Мемуары Михала Клеофаса Огинского. Том 1 - страница 22
Я прибыл в Шонвальд в послеобеденное время, когда король совершал свою обычную прогулку верхом. Поскольку мне не могли сказать точно, когда он вернется, что могло случиться довольно поздно, я ограничился тем, что доставил письмо г-на Герцберга генералу Кокерицу. Затем я отправился в деревню Олберсдорф, в одной миле от Шонвальда, – она была определена в качестве штаба для гетмана Огинского. Там меня догнала эстафета из Бреслау с бумагами из Варшавы, в которых содержался приказ не останавливаться в Силезии и немедленно продолжить путь в Гаагу.
Я не знал, чем был вызван этот неожиданный приказ, и, боясь, чтобы в Варшаве меня не обвинили в желании лично представиться королю, нашел некий предлог, чтобы уехать в тот же вечер, и покинул Олберсдорф, не повидавшись с королем. Спустя несколько часов король прислал своего адъютанта, чтобы пригласить меня назавтра отобедать с ним, и потом упрекал моего дядю за то, что он не убедил меня остаться, но я был уже далеко.
Поскольку высказывались различные предположения по поводу моего внезапного отъезда, я счел себя обязанным назвать настоящую его причину, ведь никакой другой действительно не могло быть.
Я вернулся в Бреслау утром 25-го и в тот же день вечером уже был по дороге в Дрезден.
Перед моим отъездом из Бреслау Эварт дал мне понять, что, судя по последним новостям из венского кабинета, там уже подумывали о возможности войны, которая могла разразиться буквально на днях. При этом он добавил, что прусский король, не желая ни компрометировать, ни подставлять под удар поляков, не потребует от них помощи, которую они обязаны были ему представить в соответствии с договором, – чтобы дать им возможность сохранить достойный нейтралитет.
26-го числа, проездом через Лейгниц, я встретил королевских гвардейцев из Потсдама, которые направлялись к Шонвальду.

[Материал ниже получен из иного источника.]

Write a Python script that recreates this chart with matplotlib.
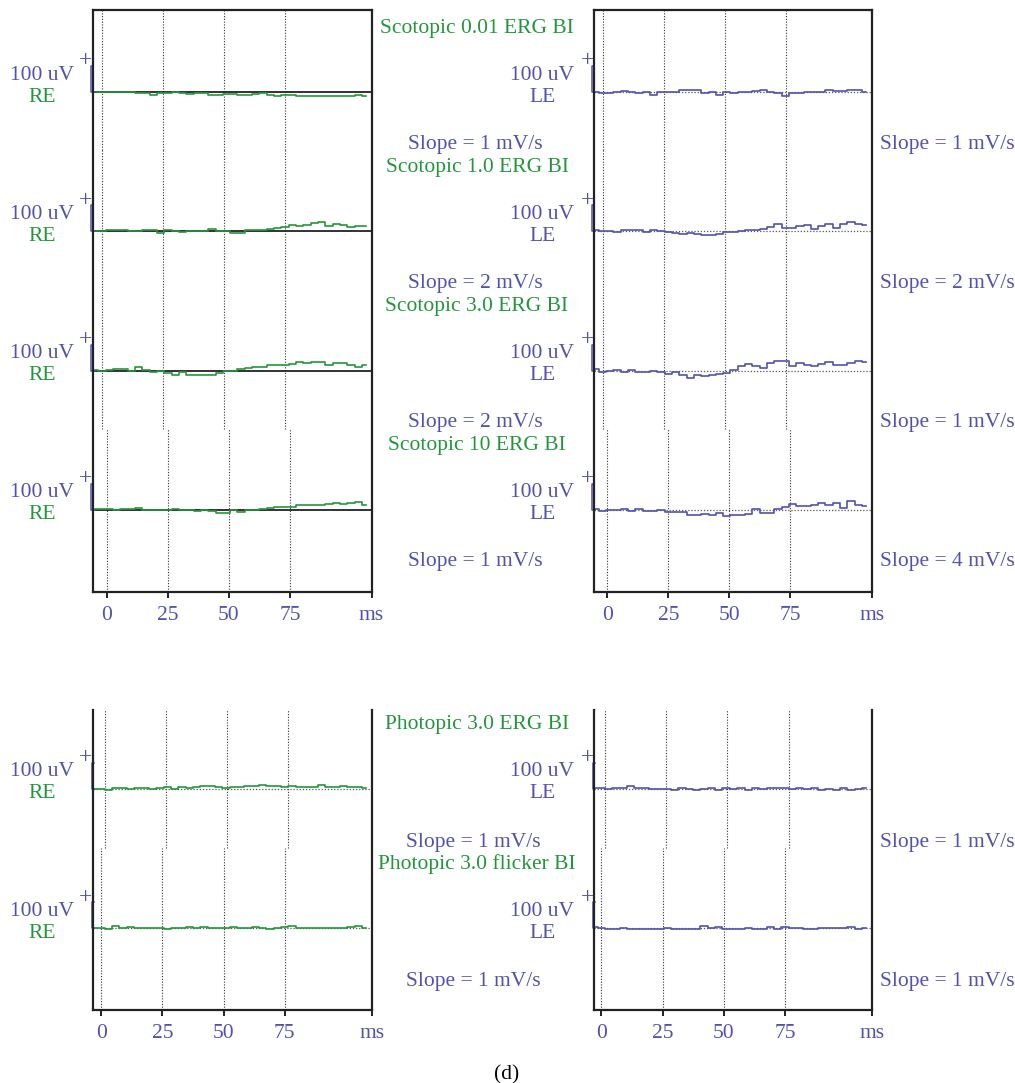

По дороге я видел также разные военные части, шедшие к границе Богемии, – это направлялось подкрепление армии, которая должна была в целом насчитывать около ста тысяч человек.
Тем временем, несмотря на все эти военные приготовления и препятствия, которые создавали министры обоих дворов на путях к примирению, их монархи обменялись личными письмами, и в результате переговоров в Рейхенбахе была заключена договоренность, подписанная 27 июля 1790 года.
Этот дипломатический акт серьезно повлиял на весь ход дел в Польше. Больше не шла речь, как предполагалось ранее, о Галиции, которая должна была стать компенсацией Польше за Торунь и Гданьск. Их жаждал заполучить прусский король. Леопольду были сделаны некоторые намеки на то, что этот проект выдвигала Россия, чтобы наказать его за нежелание продолжать войну с Турцией. Она хотела, чтобы он потерял Галицию, а также стремилась расположить к себе Пруссию, предложив ей Торунь и Гданьск, на что поляки охотно бы согласились, чтобы получить обратно свои области, некогда захваченные Австрией.
Леопольд решил парировать этот удар, начав переговоры с прусским королем: он предложил ему свое посредничество по вопросу о Торуне и Гданьске в обмен на некоторые преференции, которые могли быть предложены ему самому. Хотя на этот счет состоялся только конфиденциальный обмен мнениями, граф Война, польский посланник, счел себя обязанным сообщить своему двору дошедшие до него сведения: речь шла о договоренности, что прусский король должен помочь расширить границы Галиции за счет Польши, если император облегчит ему приобретение Торуня и Гданьска.